The county won’t meet the consent decree’s original deadline in June, and a new deal is being negotiated.

Thurmond has touted the sewer system as a top priority during his tenure. The county has thus far dedicated around $300 million toward the cause and total spill volumes decreased in 2018 and 2019. But heavy rains have helped drive a sloppy start to 2020, and provided a reminder of how much work is left to be done.

Shortly before midnight Tuesday — a few hours after the Green Street project kickoff — the county reported that 6.9 million gallons of sewage had spilled at a site near Meadow Creek Path in Lithonia.
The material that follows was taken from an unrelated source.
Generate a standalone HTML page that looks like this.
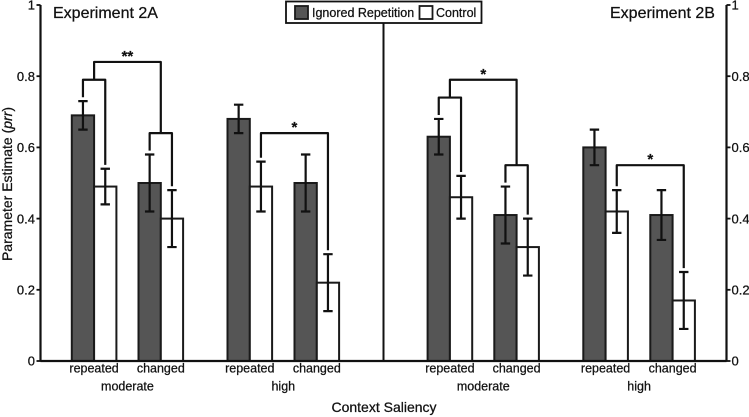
<!DOCTYPE html>
<html lang="en">
<head>
<meta charset="utf-8">
<title>Parameter Estimate by Context Saliency</title>
<style>
html,body{margin:0;padding:0;background:#fff;}
body{width:749px;height:417px;overflow:hidden;}
svg{display:block;filter:blur(0.35px);}
text{font-family:"Liberation Sans",sans-serif;fill:#111;stroke:#111;stroke-width:0.25px;}
</style>
</head>
<body>
<svg id="chart" width="749" height="417" viewBox="0 0 749 417" xmlns="http://www.w3.org/2000/svg">
  <g id="marks"></g>
  <g id="axes"></g>
  <text transform="translate(12,184) rotate(-90)" text-anchor="middle" font-size="14">Parameter Estimate (<tspan font-style="italic">prr</tspan>)</text>
  <text x="384" y="412" text-anchor="middle" font-size="14">Context Saliency</text>
  <text x="53" y="18" font-size="16">Experiment 2A</text>
  <text x="610" y="18" font-size="16">Experiment 2B</text>
  <g>
    <rect x="286" y="1.5" width="195.5" height="21.5" fill="#fff" stroke="#111" stroke-width="1.8"/>
    <rect x="295" y="6" width="13" height="13" fill="#555" stroke="#1a1a1a" stroke-width="1.8"/>
    <text x="312" y="17" font-size="12.5">Ignored Repetition</text>
    <rect x="419.5" y="6" width="13" height="13" fill="#fff" stroke="#1a1a1a" stroke-width="1.8"/>
    <text x="436" y="17" font-size="12.5">Control</text>
  </g>
</svg>
<script>
// ---- data ----
const tickValues = [0, 0.2, 0.4, 0.6, 0.8, 1];
const tickLabels = ['0', '0.2', '0.4', '0.6', '0.8', '1'];
const contextLabels = ['repeated', 'changed', 'repeated', 'changed'];
const saliencyLabels = ['moderate', 'high'];

const ignored2A = [0.69, 0.50, 0.68, 0.50];
const ignored2ALow = [0.65, 0.42, 0.64, 0.42];
const ignored2AHigh = [0.73, 0.58, 0.72, 0.58];
const control2A = [0.49, 0.40, 0.49, 0.22];
const control2ALow = [0.44, 0.32, 0.42, 0.14];
const control2AHigh = [0.54, 0.48, 0.56, 0.30];

const ignored2B = [0.63, 0.41, 0.60, 0.41];
const ignored2BLow = [0.58, 0.33, 0.55, 0.34];
const ignored2BHigh = [0.68, 0.49, 0.65, 0.48];
const control2B = [0.46, 0.32, 0.42, 0.17];
const control2BLow = [0.40, 0.24, 0.36, 0.09];
const control2BHigh = [0.52, 0.40, 0.48, 0.25];

// bracket heights, in parameter-estimate units
const pairLevel2A = 0.79;
const pairLevel2AChanged = 0.64;
const spanLevel2A = 0.84;
const highLevel2A = 0.64;
const pairLevel2B = 0.74;
const pairLevel2BChanged = 0.55;
const spanLevel2B = 0.79;
const highLevel2B = 0.55;
const starLabels = ['**', '*', '*', '*'];

// ---- axis functions ----
const SVG = 'http://www.w3.org/2000/svg';
const marks = document.getElementById('marks');
const axes = document.getElementById('axes');
const y = v => 361 - v * 356;
const groupOffset = [0, 66.7, 155.7, 222.7];
const panelStart = [71.8, 427.6];
const barW = 22.3;
const barLeft = (panel, group, series) => panelStart[panel] + groupOffset[group] + series * barW;
const barMid = (panel, group, series) => barLeft(panel, group, series) + barW / 2;
const groupMid = (panel, group) => barLeft(panel, group, 1);

function node(tag, attrs, parent) {
  const el = document.createElementNS(SVG, tag);
  for (const k in attrs) el.setAttribute(k, attrs[k]);
  parent.appendChild(el);
  return el;
}

function drawBars(panel, tag, values, series) {
  values.forEach((v, g) => {
    const bar = node('rect', {
      x: barLeft(panel, g, series), y: y(v), width: barW, height: y(0) - y(v),
      fill: series === 0 ? '#555' : '#fff', stroke: '#1a1a1a', 'stroke-width': 2
    }, marks);
    
    
  });
}

function drawErrors(panel, tag, lows, highs, series) {
  lows.forEach((lo, g) => {
    const cx = barMid(panel, g, series);
    const d = 'M' + cx + ' ' + y(lo) + 'V' + y(highs[g]) +
      'M' + (cx - 4.7) + ' ' + y(highs[g]) + 'H' + (cx + 4.7) +
      'M' + (cx - 4.7) + ' ' + y(lo) + 'H' + (cx + 4.7);
    const err = node('path', {d: d, fill: 'none', stroke: '#111', 'stroke-width': 2.2}, marks);
    
    
  });
}

function drawBracket(name, x1, y1, x2, y2, level) {
  const d = 'M' + x1 + ' ' + y(y1) + 'V' + y(level) + 'H' + x2 + 'V' + y(y2);
  const br = node('path', {d: d, fill: 'none', stroke: '#111', 'stroke-width': 2.2, 'stroke-linejoin': 'round'}, marks);
  
  
}

function drawStar(name, label, cx, level) {
  const t = node('text', {x: cx, y: y(level) - 1, 'text-anchor': 'middle', 'font-size': 15, 'font-weight': 'bold'}, marks);
  t.textContent = label;
  
  
}

// ---- bars & error bars ----
drawBars(0, 'ignored-2a', ignored2A, 0);
drawBars(0, 'control-2a', control2A, 1);
drawBars(1, 'ignored-2b', ignored2B, 0);
drawBars(1, 'control-2b', control2B, 1);
drawErrors(0, 'ignored-2a', ignored2ALow, ignored2AHigh, 0);
drawErrors(0, 'control-2a', control2ALow, control2AHigh, 1);
drawErrors(1, 'ignored-2b', ignored2BLow, ignored2BHigh, 0);
drawErrors(1, 'control-2b', control2BLow, control2BHigh, 1);

// ---- significance brackets ----
const gap = 0.011;
drawBracket('bracket-2a-repeated', barMid(0,0,0), ignored2AHigh[0] + gap, barMid(0,0,1), control2AHigh[0] + gap, pairLevel2A);
drawBracket('bracket-2a-changed', barMid(0,1,0), ignored2AHigh[1] + gap, barMid(0,1,1), control2AHigh[1] + gap, pairLevel2AChanged);
drawBracket('bracket-2a-moderate', groupMid(0,0), pairLevel2A, groupMid(0,1), pairLevel2AChanged, spanLevel2A);
drawBracket('bracket-2a-high', barMid(0,2,1), control2AHigh[2] + gap, barMid(0,3,1), control2AHigh[3] + gap, highLevel2A);
drawBracket('bracket-2b-repeated', barMid(1,0,0), ignored2BHigh[0] + gap, barMid(1,0,1), control2BHigh[0] + gap, pairLevel2B);
drawBracket('bracket-2b-changed', barMid(1,1,0), ignored2BHigh[1] + gap, barMid(1,1,1), control2BHigh[1] + gap, pairLevel2BChanged);
drawBracket('bracket-2b-moderate', groupMid(1,0), pairLevel2B, groupMid(1,1), pairLevel2BChanged, spanLevel2B);
drawBracket('bracket-2b-high', barMid(1,2,1), control2BHigh[2] + gap, barMid(1,3,1), control2BHigh[3] + gap, highLevel2B);

drawStar('significance-2a-moderate', starLabels[0], (groupMid(0,0) + groupMid(0,1)) / 2, spanLevel2A);
drawStar('significance-2a-high', starLabels[1], (barMid(0,2,1) + barMid(0,3,1)) / 2, highLevel2A);
drawStar('significance-2b-moderate', starLabels[2], (groupMid(1,0) + groupMid(1,1)) / 2, spanLevel2B);
drawStar('significance-2b-high', starLabels[3], (barMid(1,2,1) + barMid(1,3,1)) / 2, highLevel2B);

// ---- axes ----
const leftX = 40.5, rightX = 726.5, midX = 383.5;
const leftAxis = node('path', {d: 'M' + leftX + ' ' + y(1) + 'V' + y(0), stroke: '#111', 'stroke-width': 2.2, fill: 'none'}, axes);


const rightAxis = node('path', {d: 'M' + rightX + ' ' + y(1) + 'V' + y(0), stroke: '#111', 'stroke-width': 2.2, fill: 'none'}, axes);


const divider = node('path', {d: 'M' + midX + ' 23V' + y(0), stroke: '#111', 'stroke-width': 2, fill: 'none'}, axes);


const xAxis = node('path', {d: 'M' + leftX + ' ' + y(0) + 'H' + rightX, stroke: '#111', 'stroke-width': 2.2, fill: 'none'}, axes);



tickValues.forEach((v, i) => {
  const tl = node('path', {d: 'M' + (leftX - 4) + ' ' + y(v) + 'H' + leftX, stroke: '#111', 'stroke-width': 1.8}, axes);
  
  
  const tr = node('path', {d: 'M' + rightX + ' ' + y(v) + 'H' + (rightX + 4), stroke: '#111', 'stroke-width': 1.8}, axes);
  
  
  const a = node('text', {x: 35, y: y(v) + 4.7, 'text-anchor': 'end', 'font-size': 13}, axes);
  a.textContent = tickLabels[i];
  
  
  const b = node('text', {x: 731.5, y: y(v) + 4.7, 'font-size': 13}, axes);
  b.textContent = tickLabels[i];
  
  
});

[0, 1].forEach(panel => {
  contextLabels.forEach((label, g) => {
    const t = node('text', {x: groupMid(panel, g), y: 372.5, 'text-anchor': 'middle', 'font-size': 12.5}, axes);
    t.textContent = label;
    
    
  });
  saliencyLabels.forEach((label, s) => {
    const cx = (groupMid(panel, s * 2) + groupMid(panel, s * 2 + 1)) / 2;
    const t = node('text', {x: cx, y: 390.5, 'text-anchor': 'middle', 'font-size': 12.5}, axes);
    t.textContent = label;
    
    
  });
});
</script>
</body>
</html>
It was the same site as a 9.2-million-gallon spill that occurred last month, and was just one of at least 16 spills reported following last week's heavy rains.

A spokesman for Georgia’s Environmental Protection Division declined to comment on the new 6.9-million-gallon spill, but referred to statements from February in which the agency said it was “disappointed” in DeKalb’s lack of progress toward the original consent decree deadline.

Thurmond says finding the source of the problem on Meadow Creek Path is now a top priority and the county will have employees walk the lines and observe the area with helicopters and drones to figure things out.

“Fixing Green Street won’t fix the problem,” Thurmond said Tuesday. “It’s a countywide issue that’s gonna take at least, I believe, another seven years to address.”

Kharleen Williams may know that as well as anybody.

Williams lives on Keheley Drive, another spill-afflicted area a few miles south of Violante’s neighborhood.

Williams said she attended Tuesday night’s meeting to try and get help with her own issues, which won’t be directly addressed by the Green Street project.

She showed a reporter photos and videos of sewage pouring into her yard, backing up into her bathtubs and flooding her basement.

County officials told Williams that her area is one of several repeat spill sites that’s currently being “analyzed.” There are roughly 70,000 manholes in DeKalb County, about 20 of which are repeat offenders.

“The fact that … I have been able to get in contact, and they do have plans to remediate the situation, is comforting,” Williams said. “But I don’t have any immediate comfort.”


Shortly before midnight Tuesday, DeKalb County officials released information about a new 6.9-million-gallon sewer spill on Meadow Creek Path near Lithonia. The spill, triggered by last week’s heavy rain, was at the same site as last month’s 9.2-million-gallon spill, which was the largest reported in more than a decade. DeKalb CEO Michael Thurmond said that identifying the source of the stormwater intrusion that caused both recent spills is now a “top priority.”